We are almost a Palm/Passion Sunday people in the end. Almost, because, of course, this day – nor Good Friday – marks the end of our story. Or rather, they mark the end of a particular story: the story of darkness where the rulers of all that is evil and all that clutches meanly at us – all that is spiteful, petty, and without compassion have their way. Where we are broken with God in Christ by all that is hideous and inhuman. All those dark places in our own hearts enthrall us for a moment, just as they did the crowds in Jerusalem and the leaders, too, from Pilate’s complacent arrogance to religious authorities clinging ruthlessly to domination: that one idol that spans the millennia and has too many other awful names to mention here.

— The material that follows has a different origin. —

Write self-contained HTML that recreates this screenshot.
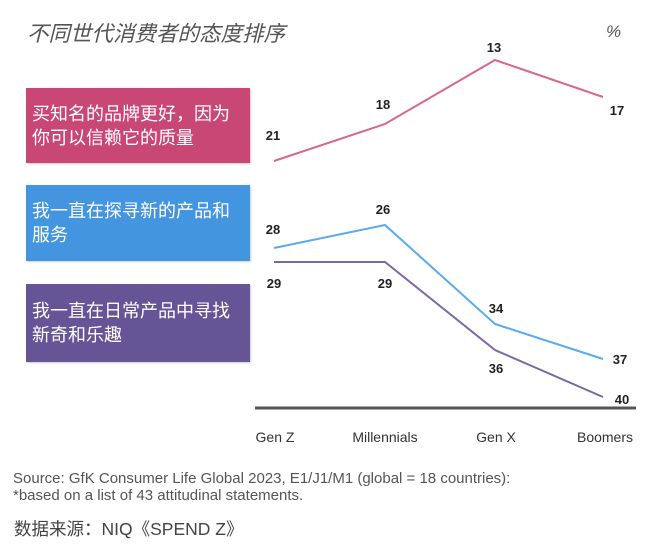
<!DOCTYPE html>
<html><head><meta charset="utf-8"><style>
body{margin:0;width:668px;height:550px;background:#fff;position:relative;overflow:hidden;font-family:"Liberation Sans","Noto Sans CJK SC",sans-serif}
.t{position:absolute;white-space:nowrap}
.box{position:absolute;left:26px;width:224px;color:#fff;font-size:18px;line-height:24px;padding:0 0 0 6px;box-sizing:border-box;display:flex;align-items:center;box-shadow:1px 1px 2px rgba(0,0,0,.2)}
</style></head><body>
<div class="t" style="left:27px;top:17px;font-size:21.5px;font-style:italic;color:#555">不同世代消费者的态度排序</div>
<div class="t" style="left:606px;top:22px;font-size:17px;font-style:italic;color:#555">%</div>
<div class="box" style="top:88px;height:75px;background:#c94775">买知名的品牌更好，因为<br>你可以信赖它的质量</div>
<div class="box" style="top:185px;height:76px;background:#4395df">我一直在探寻新的产品和<br>服务</div>
<div class="box" style="top:284px;height:78px;background:#665596">我一直在日常产品中寻找<br>新奇和乐趣</div>
<svg width="668" height="550" style="position:absolute;left:0;top:0">
<g fill="none" stroke-width="2">
<polyline stroke="#d9668e" points="274,161 385,124 495,60 603,97"/>
<polyline stroke="#5aaaf0" points="274,248 385,225 495,324 603,359"/>
<polyline stroke="#7a68a8" points="274,262 385,262 495,350 603,397"/>
</g>
<line x1="255" y1="408" x2="636" y2="408" stroke="#555" stroke-width="3"/>
<g font-family="Liberation Sans" font-weight="bold" font-size="13" fill="#222" text-anchor="middle">
<text x="273" y="140">21</text><text x="383" y="109">18</text><text x="494" y="52">13</text><text x="617" y="115">17</text>
<text x="273" y="234">28</text><text x="383" y="214">26</text><text x="496" y="313">34</text><text x="620" y="364">37</text>
<text x="274" y="288">29</text><text x="385" y="288">29</text><text x="496" y="373">36</text><text x="622" y="404">40</text>
</g>
<g font-family="Liberation Sans" font-size="14" fill="#333" text-anchor="middle">
<text x="275" y="442">Gen Z</text><text x="385" y="442">Millennials</text><text x="496" y="442">Gen X</text><text x="605" y="442">Boomers</text>
</g>
</svg>
<div class="t" style="left:13px;top:470px;font-size:15px;color:#555;line-height:17px">Source: GfK Consumer Life Global 2023, E1/J1/M1 (global = 18 countries):<br>*based on a list of 43 attitudinal statements.</div>
<div class="t" style="left:14px;top:516px;font-size:17.5px;color:#444">数据来源：NIQ《SPEND Z》</div>
</body></html>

Your cross, my cross, and our shared cross, come to Golgotha with Jesus’ cross. And as we say in our baptism, we are somehow hoisted with him, too, left out to hang in cold and callous ways by evil.

My failings and selfishness, just like yours and all that we share together is in the crowds demanding the blood of the innocent, thirsty for a spectacle that might assuage us of that gnawing sense that something is wrong. . . or, heaven forbid, that we might be wrong.

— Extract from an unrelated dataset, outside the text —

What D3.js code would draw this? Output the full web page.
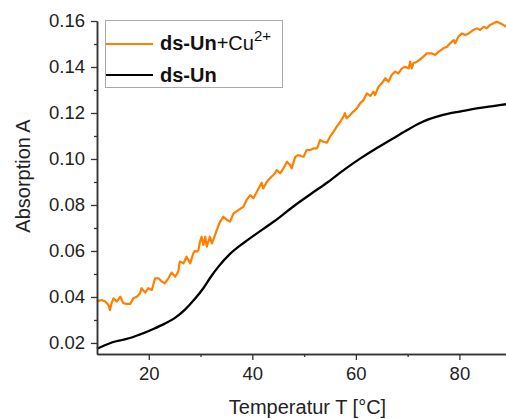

My coldness, your coldness, and ours together is Pilate washing his hands of the matter, callously handing over an innocent to be brutally murdered in the name of order, our peace of mind, and our sense of control.

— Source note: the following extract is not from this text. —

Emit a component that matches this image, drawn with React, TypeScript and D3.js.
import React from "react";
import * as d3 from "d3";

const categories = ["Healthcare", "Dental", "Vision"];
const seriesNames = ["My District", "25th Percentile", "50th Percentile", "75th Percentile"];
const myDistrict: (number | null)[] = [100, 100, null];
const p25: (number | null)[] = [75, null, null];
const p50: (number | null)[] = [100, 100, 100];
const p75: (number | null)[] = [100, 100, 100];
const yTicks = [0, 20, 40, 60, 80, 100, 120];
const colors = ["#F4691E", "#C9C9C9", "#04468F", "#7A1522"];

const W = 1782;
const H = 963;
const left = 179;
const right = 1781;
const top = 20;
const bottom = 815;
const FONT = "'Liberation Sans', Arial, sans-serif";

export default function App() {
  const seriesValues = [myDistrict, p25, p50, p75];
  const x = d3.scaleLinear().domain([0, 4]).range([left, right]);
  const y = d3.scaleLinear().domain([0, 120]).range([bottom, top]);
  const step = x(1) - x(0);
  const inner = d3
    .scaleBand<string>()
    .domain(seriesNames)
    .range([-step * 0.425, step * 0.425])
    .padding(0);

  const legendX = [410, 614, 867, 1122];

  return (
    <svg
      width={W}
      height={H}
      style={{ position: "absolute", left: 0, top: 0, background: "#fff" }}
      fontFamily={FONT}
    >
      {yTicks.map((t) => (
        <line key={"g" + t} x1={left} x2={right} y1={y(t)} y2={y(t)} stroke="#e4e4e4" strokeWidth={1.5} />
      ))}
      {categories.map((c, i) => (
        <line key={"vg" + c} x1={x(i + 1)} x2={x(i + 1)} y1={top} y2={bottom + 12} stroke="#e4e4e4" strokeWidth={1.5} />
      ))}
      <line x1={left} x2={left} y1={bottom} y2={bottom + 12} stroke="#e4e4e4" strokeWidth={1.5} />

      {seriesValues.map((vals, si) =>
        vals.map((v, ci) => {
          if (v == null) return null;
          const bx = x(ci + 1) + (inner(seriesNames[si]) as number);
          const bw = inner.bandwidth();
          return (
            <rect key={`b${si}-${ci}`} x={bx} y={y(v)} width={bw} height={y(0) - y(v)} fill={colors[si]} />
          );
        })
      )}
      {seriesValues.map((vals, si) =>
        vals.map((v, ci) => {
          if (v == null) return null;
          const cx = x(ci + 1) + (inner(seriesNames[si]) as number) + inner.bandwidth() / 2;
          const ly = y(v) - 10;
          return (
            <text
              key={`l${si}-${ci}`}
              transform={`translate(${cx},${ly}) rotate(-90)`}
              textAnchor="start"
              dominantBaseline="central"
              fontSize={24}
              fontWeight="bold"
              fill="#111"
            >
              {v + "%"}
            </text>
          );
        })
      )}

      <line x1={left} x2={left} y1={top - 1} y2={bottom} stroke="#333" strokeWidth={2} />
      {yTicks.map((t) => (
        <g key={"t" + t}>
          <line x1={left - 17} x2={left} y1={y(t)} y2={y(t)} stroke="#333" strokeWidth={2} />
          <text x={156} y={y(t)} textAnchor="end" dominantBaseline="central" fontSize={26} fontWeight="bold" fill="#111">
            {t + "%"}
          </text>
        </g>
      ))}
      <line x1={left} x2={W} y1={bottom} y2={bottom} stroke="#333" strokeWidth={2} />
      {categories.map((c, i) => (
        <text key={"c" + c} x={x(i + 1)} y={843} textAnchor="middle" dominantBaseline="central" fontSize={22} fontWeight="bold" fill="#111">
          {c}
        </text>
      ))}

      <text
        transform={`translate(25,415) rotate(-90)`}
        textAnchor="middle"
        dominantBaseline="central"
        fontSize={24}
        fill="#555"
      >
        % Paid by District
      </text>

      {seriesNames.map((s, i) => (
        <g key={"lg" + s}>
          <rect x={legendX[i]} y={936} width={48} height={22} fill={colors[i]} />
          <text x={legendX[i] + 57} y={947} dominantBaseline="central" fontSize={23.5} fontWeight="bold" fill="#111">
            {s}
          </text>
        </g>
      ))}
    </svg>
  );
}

And I weep, and you weep, as did Mary and all Jesus’ beloved who remained to the end – hearts broken by a God who fails in the worst way. A God who suddenly appears no longer omnipotent, but frail – perhaps even fickle – while the powers of darkness rage, the sun is covered, the earth shakes, and death visits.

And we are in awe, like the centurion, looking into a story that is marked by tragedy and faith, terror and majesty, pathos and compassion.

We are today the people of Palm/Passion Sunday, and it is with this great collision that we begin Holy Week. We are meant to be broken open by this day. We are meant to gaze into the darkest places of our being and open the doors of our lives so all that is wicked is met. And, like Jesus, to throw ourselves entirely into the hands of a God who seems strangely absent and almost negligent – One who has forsaken us.

Stay there for as long as you can. Let this week re-make you. Let it remind you of all that you have suffered and all that you have borne with tears in this ephemeral thing we call life. And be naked – spiritually at least – as Jesus was before the world and before God.

There will be no conquering fear until we know it as intimately as we know our hopes. There will be no conquering evil until we understand its cold, cruel, and calculating madness. There will be no overcoming hatred until we have seen its power in our lives and communities with open eyes and rendered hearts.

And there will be no end to death until at last we have followed Jesus into it, with our own cross and all that struggles within us. To find rest in the void and let go of every last shred of ego, and let go completely of being itself until at last all that is left is God.

And what comes next is God’s, and God’s alone.


4 comments:

Anonymous said...

This is beautiful, Richard. It brings the Passion right down to the place where we all live and feel.

Thank you.

fs

Unknown said...

This is the Christian journey for Holy Week you describe. A reminder for those of us who desire to live the cross (in Evelynn Underhill's phrase).

Your statement Sunday morning at Church at 8 am about letting the readings and liturgy make its statement without a sermon was a good one, adding special emphasis to the week. I was glad to have your reflection on Holy Week to take home this Palm Sunday.

Certainly, this is good preparation for the journey with Christ, and a reminder of the passion we all share as Christians. A wonderful reflection.

R said...

Thank you, both, for your very kind words. May you both have a blessed Holy Week.

Christine Smith said...

Thank you, Richard. I feel you have touched upon the essence of this day's meaning for each of us.